I've multiple layers of security applied to my Linode (layered security is the best approach). I've Snort running in daemon (IDS) mode (which reports all logged traffic to a machine on my home network), I've mod-security running and functioning as an application firewall for my web server. I've most services not running and those that do run are running on non-standard ports. I've IPTables implemented. I also have Denyhost blocking brute-force attempts. I've SSH configured to only accept key-based authentication. I've scripts running that logs certain stats to help me determine if my node has been compromised. All of this was done over the last 3 or so years.

While Slackware is a good candidate as a light yet secure distro, the admin who is installing and using plays a huge part of the overall security posture.

@Deckert:

I've often wondered if it would be possible to have readtokens and writetokens instead of just io_tokens. Writing to a disk is more expensive in terms of time and resources, but reading from a disk, expecially in a RAID1 configuration, is a lot less intensive.

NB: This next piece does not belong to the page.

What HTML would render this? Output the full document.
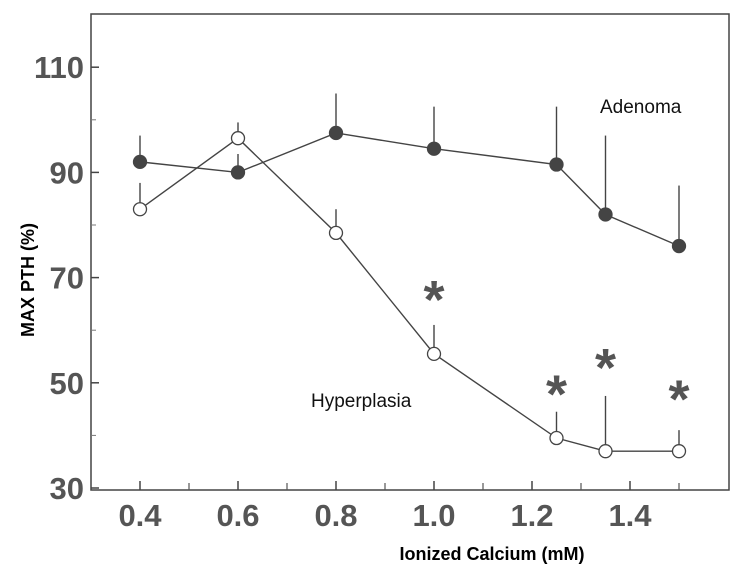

I bet the expensive thing, when a bunch of people are trying to access their own little chunk of drive space, is seeking; the head moving from my "disk" to your "disk" to somebody else's. That's independent of whether we're reading or writing.

And I could be wrong, but I doubt RAID1 helps here either. It certainly can make reading twice as fast, as half the data can be read off each drive, but I don't see the system being smart enough to have the two drives doing completely different things. (And they'd have to meet up again for every write, anyway.)